Inspired by the workings of a bat's ear, Rolf Mueller, a professor of mechanical engineering at Virginia Tech, has created bio-inspired technology that determines the location of a sound's origin.
Mueller's development works from a simpler and more accurate model of sound location than previous approaches, which have traditionally been modeled after the human ear. His work marks the first new insight for determining sound location in 50 years.
The findings were published in Nature Machine Intelligence by Mueller and a former Ph.D. student, lead author Xiaoyan Yin.
"I have long admired bats for their uncanny ability to navigate complex natural environments based on ultrasound and suspected that the unusual mobility of the animal's ears might have something to do with this," said Mueller.
A new model for sound location
Bats navigate as they fly by using echolocation, determining how close an object is by continuously emitting sounds and listening to the echoes. Ultrasonic calls are emitted from the bat's mouth or nose, bouncing off the elements of its environment and returning as an echo. They also gain information from ambient sounds. Comparing sounds to determine their origin is called the Doppler effect.
The Doppler effect works differently in human ears. A 1907 discovery showed that humans can find location by virtue of having two ears, receivers that relay sound data to the brain for processing. Operating on two or more receivers makes it possible to tell the direction of sounds that contain only one frequency, and would be familiar to anyone who has heard the sound of a car horn as it passes. The horn is one frequency, and the ears work together with the brain to build a map of where the car is going.

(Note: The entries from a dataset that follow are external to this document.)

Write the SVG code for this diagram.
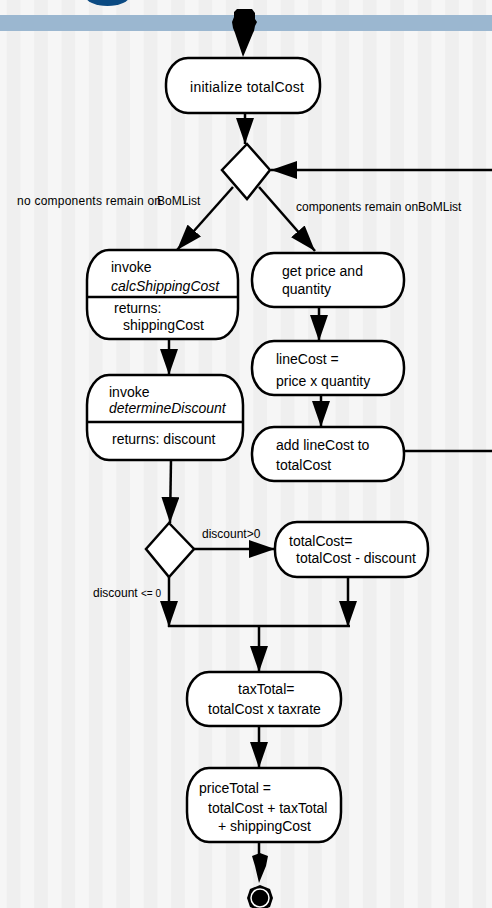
<svg xmlns="http://www.w3.org/2000/svg" width="492" height="908" viewBox="0 0 492 908">
<defs>
<pattern id="stripes" patternUnits="userSpaceOnUse" x="6.7" y="0" width="27.4" height="10">
<rect x="0" y="0" width="13.7" height="10" fill="#efefef"/>
<rect x="13.7" y="0" width="13.7" height="10" fill="#f6f6f6"/>
</pattern>
<marker id="ah" markerUnits="userSpaceOnUse" markerWidth="26" markerHeight="18" refX="26" refY="9" orient="auto" viewBox="0 0 26 18">
<path d="M0,0 L26,9 L0,18 Z" fill="#000"/>
</marker>
</defs>
<style>
.node{fill:#fff;stroke:#000;stroke-width:2.5}
.t{font-family:"Liberation Sans",Arial,sans-serif;font-size:14px;fill:#000}
.i{font-style:italic}
.lbl{font-family:"Liberation Sans",Arial,sans-serif;font-size:12px;fill:#000}
.c{stroke:#000;stroke-width:2.5;fill:none}
.ca{stroke:#000;stroke-width:2.5;fill:none;marker-end:url(#ah)}
</style>
<rect x="0" y="0" width="492" height="908" fill="url(#stripes)"/>
<ellipse cx="107.5" cy="-4" rx="22" ry="10" fill="#0b4a82"/>
<rect x="0" y="15" width="492" height="16" fill="#9bb7d0"/>

<g id="connectors">
<polygon points="237,9 252,9 255,13 255,19 257,22 255,26 254,31 253,33 243,57 235,33 233,28 232,22 234,17 234,12" fill="#000"/>
<line class="ca" x1="245" y1="113" x2="245" y2="144"/>
<line class="ca" x1="233" y1="187" x2="177" y2="250"/>
<line class="ca" x1="259" y1="187" x2="315" y2="251"/>
<line class="ca" x1="492" y1="170" x2="271" y2="170"/>
<line class="ca" x1="319" y1="307" x2="319" y2="341"/>
<line class="ca" x1="321" y1="395" x2="321" y2="427"/>
<line class="c" x1="404" y1="451" x2="492" y2="451"/>
<line class="ca" x1="169" y1="339" x2="169" y2="375"/>
<line class="ca" x1="171" y1="460" x2="170" y2="523"/>
<line class="ca" x1="194" y1="549" x2="275" y2="549"/>
<line class="ca" x1="348" y1="577" x2="348" y2="627"/>
<line class="ca" x1="169" y1="577" x2="169" y2="627"/>
<line class="c" x1="168" y1="626" x2="350" y2="626"/>
<line class="ca" x1="259" y1="626" x2="259" y2="672"/>
<line class="ca" x1="259" y1="726" x2="259" y2="768"/>
<line class="c" x1="259" y1="842" x2="259" y2="856"/>
<polygon points="252,856 260,853 268,856 266,866 259,883 255,866" fill="#000"/>
<text class="lbl" x="17" y="205" textLength="144" lengthAdjust="spacing">no components remain on</text>
<text class="lbl" x="157" y="205">BoMList</text>
<text class="lbl" x="296" y="211">components remain onBoMList</text>
<text class="lbl" x="202" y="538">discount&gt;0</text>
<text class="lbl" x="93" y="597">discount <tspan font-size="10">&lt;= 0</tspan></text>
</g>

<g id="n-init">
<rect class="node" x="166" y="58" width="154" height="55" rx="22" ry="26"/>
<text class="t" x="190" y="92" textLength="114">initialize totalCost</text>
</g>

<g id="d-components">
<polygon class="node" points="247,144 270,170 247,199 222,170"/>
</g>

<g id="n-shipping">
<rect class="node" x="87" y="250" width="151" height="89" rx="22" ry="30"/>
<line x1="88" y1="297" x2="237" y2="297" stroke="#000" stroke-width="2.5"/>
<text class="t" x="111" y="272">invoke</text>
<text class="t i" x="111" y="291">calcShippingCost</text>
<text class="t" x="114" y="313">returns:</text>
<text class="t" x="123" y="330">shippingCost</text>
</g>

<g id="n-discount">
<rect class="node" x="87" y="375" width="156" height="85" rx="22" ry="30"/>
<line x1="88" y1="422" x2="242" y2="422" stroke="#000" stroke-width="2.5"/>
<text class="t" x="109" y="397">invoke</text>
<text class="t i" x="109" y="413">determineDiscount</text>
<text class="t" x="112" y="444">returns: discount</text>
</g>

<g id="n-getprice">
<rect class="node" x="252" y="253" width="152" height="54" rx="22" ry="26"/>
<text class="t" x="282" y="276">get price and</text>
<text class="t" x="282" y="294">quantity</text>
</g>

<g id="n-linecost">
<rect class="node" x="252" y="341" width="152" height="54" rx="22" ry="26"/>
<text class="t" x="276" y="364">lineCost  =</text>
<text class="t" x="276" y="386">price x quantity</text>
</g>

<g id="n-addline">
<rect class="node" x="252" y="427" width="152" height="54" rx="22" ry="26"/>
<text class="t" x="276" y="450">add lineCost to</text>
<text class="t" x="276" y="470">totalCost</text>
</g>

<g id="d-discount">
<polygon class="node" points="169,523 194,549 169,577 146,549"/>
</g>

<g id="n-subtract">
<rect class="node" x="275" y="522" width="153" height="55" rx="22" ry="26"/>
<text class="t" x="289" y="546">totalCost=</text>
<text class="t" x="296" y="563">totalCost - discount</text>
</g>

<g id="n-tax">
<rect class="node" x="187" y="672" width="154" height="54" rx="22" ry="26"/>
<text class="t" x="238" y="694">taxTotal=</text>
<text class="t" x="208" y="714">totalCost x taxrate</text>
</g>

<g id="n-price">
<rect class="node" x="187" y="768" width="154" height="74" rx="22" ry="30"/>
<text class="t" x="199" y="793">priceTotal =</text>
<text class="t" x="208" y="813">totalCost + taxTotal</text>
<text class="t" x="218" y="831">+ shippingCost</text>
</g>

<g id="end">
<polygon points="260,885 270,889 273,898 270,907 260,911 250,907 247,898 250,889" fill="#000"/>
<circle cx="260" cy="898" r="9" fill="none" stroke="#fff" stroke-width="1.5"/>
</g>
</svg>
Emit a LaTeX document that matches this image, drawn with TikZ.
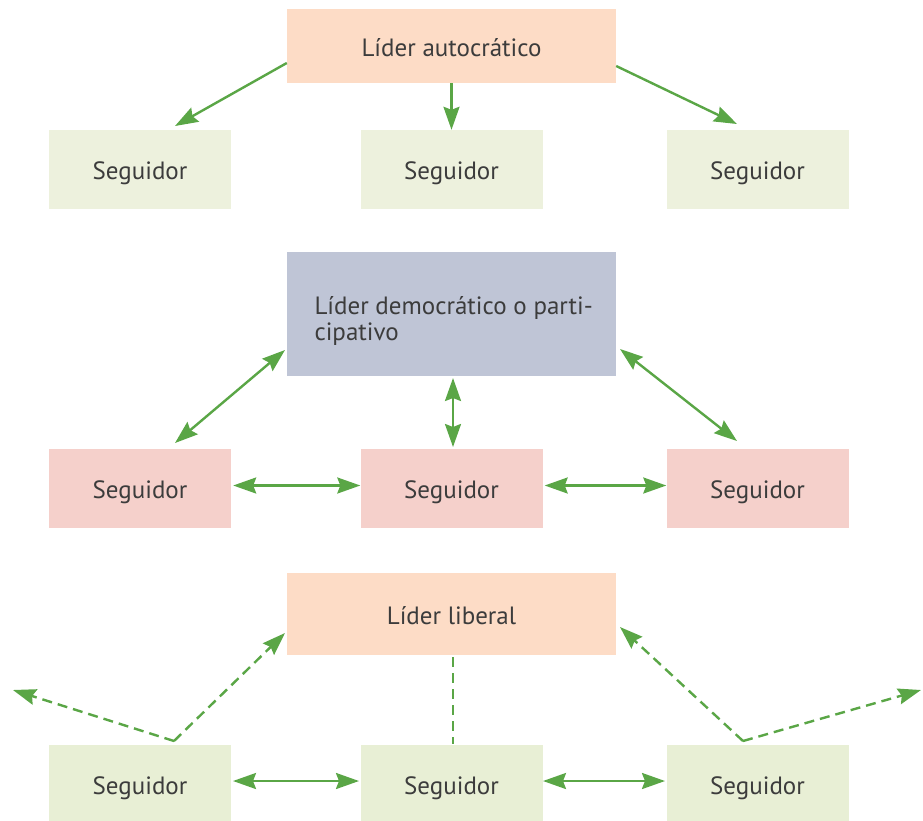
\documentclass[tikz,border=0pt]{standalone}
\usepackage{fontspec}
\setmainfont{PT Sans}
\usetikzlibrary{arrows.meta}
\definecolor{peach}{HTML}{FDDCC6}
\definecolor{lgreen}{HTML}{EDF1DD}
\definecolor{lgreenb}{HTML}{E8EFD5}
\definecolor{lblue}{HTML}{BFC5D6}
\definecolor{lpink}{HTML}{F5D0CB}
\definecolor{agreen}{HTML}{5AA646}
\definecolor{txt}{HTML}{3C3C3C}
\begin{document}
\begin{tikzpicture}[x=1pt,y=-1pt,
  box/.style={draw=none,minimum width=182pt,minimum height=79pt,inner sep=0pt,text=txt,font=\fontsize{25}{26}\selectfont,text height=26pt,text depth=6pt},
  lead/.style={box,minimum width=329pt},
  conn/.style={agreen,line width=2.4pt},
  tip/.style={-{Stealth[length=23pt,width=16pt,inset=3pt]}},
  dtip/.style={{Stealth[length=23pt,width=16pt,inset=3pt]}-{Stealth[length=23pt,width=16pt,inset=3pt]}},
  dsh/.style={dash pattern=on 10pt off 6pt}]
\useasboundingbox (0,0) rectangle (923,820);
% top
\node[lead,fill=peach,minimum height=74pt] (L1) at (451.5,46) {Líder autocrático};
\node[box,fill=lgreen] (A1) at (140,169.5) {Seguidor};
\node[box,fill=lgreen] (A2) at (451.5,169.5) {Seguidor};
\node[box,fill=lgreen] (A3) at (757.5,169.5) {Seguidor};
\draw[conn,tip] (L1.west|-0,63) -- (175,126);
\draw[conn,tip] (L1.south) -- (A2.north);
\draw[conn,tip] (L1.east|-0,66) -- (737,124);
% middle
\node[lead,fill=lblue,minimum height=124pt,align=left,text height=,text depth=] (L2) at (451.5,314) {\raisebox{-7pt}[\height][\depth]{\parbox{292pt}{\baselineskip=26pt \hspace*{9pt}Líder democrático o parti-\\\hspace*{9pt}cipativo}}};
\node[box,fill=lpink] (B1) at (140,488.5) {Seguidor};
\node[box,fill=lpink] (B2) at (451.5,488.5) {Seguidor};
\node[box,fill=lpink] (B3) at (757.5,488.5) {Seguidor};
\draw[conn,dtip] (175,443) -- (285,350);
\draw[conn,dtip] (453,378) -- (453,447);
\draw[conn,dtip] (620,349) -- (737,441);
\draw[conn,dtip] (B1.east) ++(2,-3) coordinate (b1e) (b1e) -- (B2.west|-b1e);
\draw[conn,dtip] (B2.east) ++(2,-3) coordinate (b2e) (b2e) -- (B3.west|-b2e);
% bottom
\node[lead,fill=peach,minimum height=82pt] (L3) at (451.5,614) {Líder liberal};
\node[box,fill=lgreenb] (C1) at (140,784) {Seguidor};
\node[box,fill=lgreenb] (C2) at (451.5,784) {Seguidor};
\node[box,fill=lgreenb] (C3) at (757.5,784) {Seguidor};
\coordinate (p1) at (174,741);
\coordinate (p2) at (743,741);
\coordinate (e1) at (13,690);
\coordinate (e2) at (921,690);
\draw[conn,dsh,tip] (p1) -- (285,633);
\draw[conn,dsh,tip] (p1) -- (e1);
\draw[conn,dsh,tip] (p2) -- (620,627);
\draw[conn,dsh,tip] (p2) -- (e2);
\draw[conn,dsh] (453,657) -- (453,744);
\draw[conn,dtip] (233,781) -- (359,781);
\draw[conn,dtip] (543,781) -- (665,781);
\end{tikzpicture}
\end{document}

A 1967 discovery then showed that when the number of receivers is reduced down to one, a single human ear can find the location of sounds if different frequencies are encountered. In the case of the passing car, this might be the car horn paired with the roaring of the car's engine.
According to Mueller, the workings of the human ear have inspired past approaches to pinpointing sound location, which have used pressure receivers, such as microphones, paired with the ability to either collect multiple frequencies or use multiple receivers. Building on a career of research with bats, Mueller knew that their ears were much more versatile sound receivers than the human ear. This prompted his team to pursue the objective of a single frequency and a single receiver instead of multiple receivers or frequencies.
Creating the ear
As they worked from the one-receiver, one-frequency model, Mueller's team sought to replicate a bat's ability to move their ears.
They created a soft synthetic ear inspired by horseshoe and Old-World leaf-nosed bats and attached it to a string and a simple motor, timed to make the ear flutter at the same time it received an incoming sound. These particular bats have ears that enable a complex transformation of sound waves, so nature's ready-made design was a logical choice. That transformation starts with the shape of the outer ear, called the pinna, which uses the movement of the ear as it receives sounds to create multiple shapes for reception which channel the sounds into the ear canal.
The biggest challenge Yin and Mueller faced with their single-receiver, single-frequency model was interpreting the incoming signals. How do you turn incoming sound waves into data that is readable and interpretable?
The team placed the ear above a microphone, creating a mechanism similar to that of a bat. The fast motions of the fluttering pinna created Doppler shift signatures that were clearly related to the direction of the source, but not easily interpretable because of the complexity of the patterns. To deal with this, Yin and Mueller engaged a deep neural network: a machine-learning approach that mimics the many layers processing found in the brain. They implemented such a network on a computer and trained it to provide the source direction associated with each received echo.
To test the performance of the system consisting of the ear and machine learning, they mounted the ear on a rotating rig that also included a laser pointer. Sounds were then emitted from a loudspeaker that was placed in different directions relative to the ear.
Once the direction of the sound was determined, the control computer would rotate the rig so that the laser pointer hit a target attached to the loudspeaker, pinpointing location within half a degree. Human hearing typically determines location within 9 degrees with working with two ears, and the best technology has achieved location within 7.5 degrees.
"The capabilities are completely beyond what is currently in the reach of technology, and yet all this is achieved with much less effort," said Mueller. "Our hope is to bring reliable and capable autonomy to complex outdoor environments, including precision agriculture and forestry; environmental surveillance, such as biodiversity monitoring; as well as defense and security-related applications."